Real human tragedies have provided source material for movies and television from the earliest days of these media but modern sensitivities have begun to complicate the work of those who want to bring these stories to the screen.

The latest is an effort by the families of a New Brunswick basketball team who died in a wintry crash in 2008 to stop production of a made-for-TV movie about the tragedy.

The Canadian Press reports Isabelle Hains and Ana Acevedo have been campaigning for weeks to can the project.

"We're dealing with everyday life as best we can and having this movie is tormenting us and bringing back our feelings that we kept inside," Hains told CP's Kevin Bissett.

Memories of the 2008 van crash that killed seven members of the Bathurst High School Phantoms basketball team and the coach's wife are still raw. The van, driven by the coach, crossed the centre line on an icy road and hit an oncoming transport truck.

The crash and subsequent inquest raised concerns about the kinds of vehicles schools used and the qualifications of those who drove them, questions raised by the victims' relatives.

But while the families have been front and centre in lobbying for regulatory changes, they're drawing the line at reliving the tragedy via a TV movie.

"Let me get old and grey and senile before they do this movie so I don't remember," said Hains, who lost her 17-year-old son Daniel.

Last month, Dream Street Pictures, based in Fredericton, and the CBC announced plans for a movie centred on the Phantoms' first provincial basketball championship in 50 years the year after the crash.
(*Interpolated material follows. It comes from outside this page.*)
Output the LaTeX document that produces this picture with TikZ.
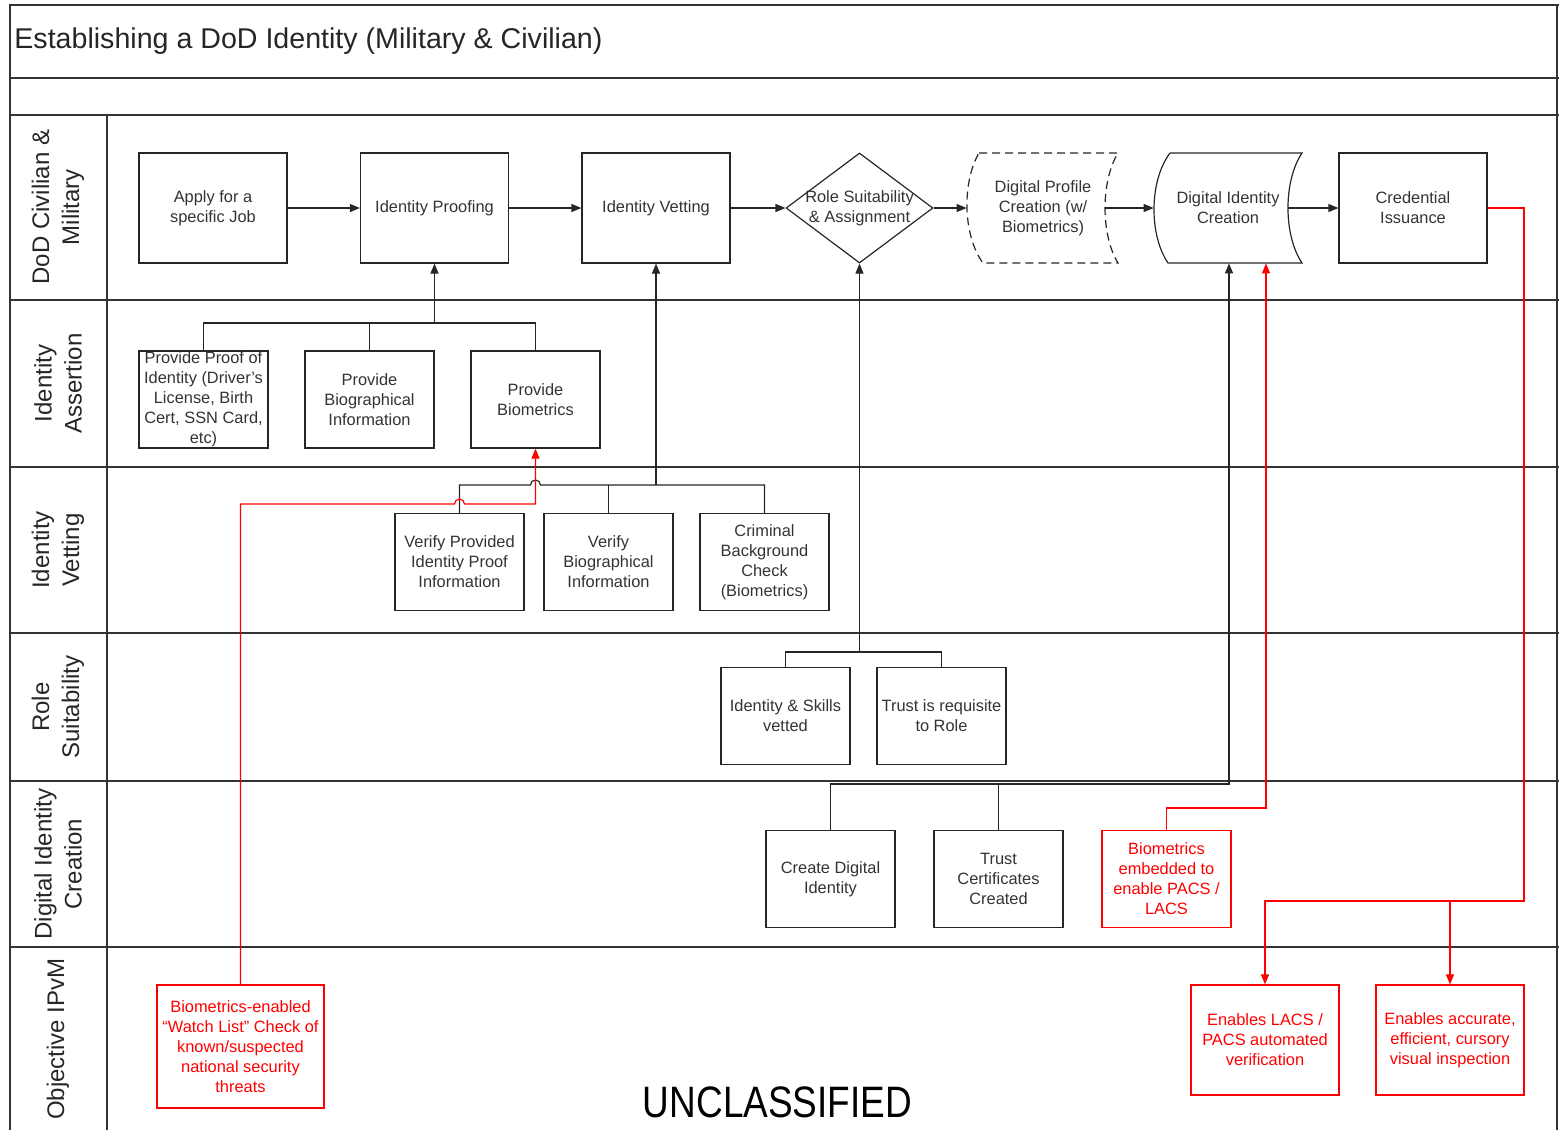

The movie is being billed as a "heart-warming" small-town drama. But Hains said it exploits the death of the boys.

"If our children were not killed . . . they wouldn't be making this movie now," she said.

Hains and Acevedo have approached the New Brunswick Ombudsman to try to rescind permission to allow filming at Bathurst High. They've also begun a campaign to pressure the province to withdraw a film tax credit worth up to $250,000.

It's not unusual these days for films about notorious crimes to spark an uproar.

A 2005 U.S. film loosely based on serial killer Robert Pickton has never been officially released in Canada.

Karla, a 2006 American thriller based on the grisly crimes of Paul Bernardo and Karla Homolka triggered an enormous backlash led by the families of the serial killers' victims but the film was eventually released.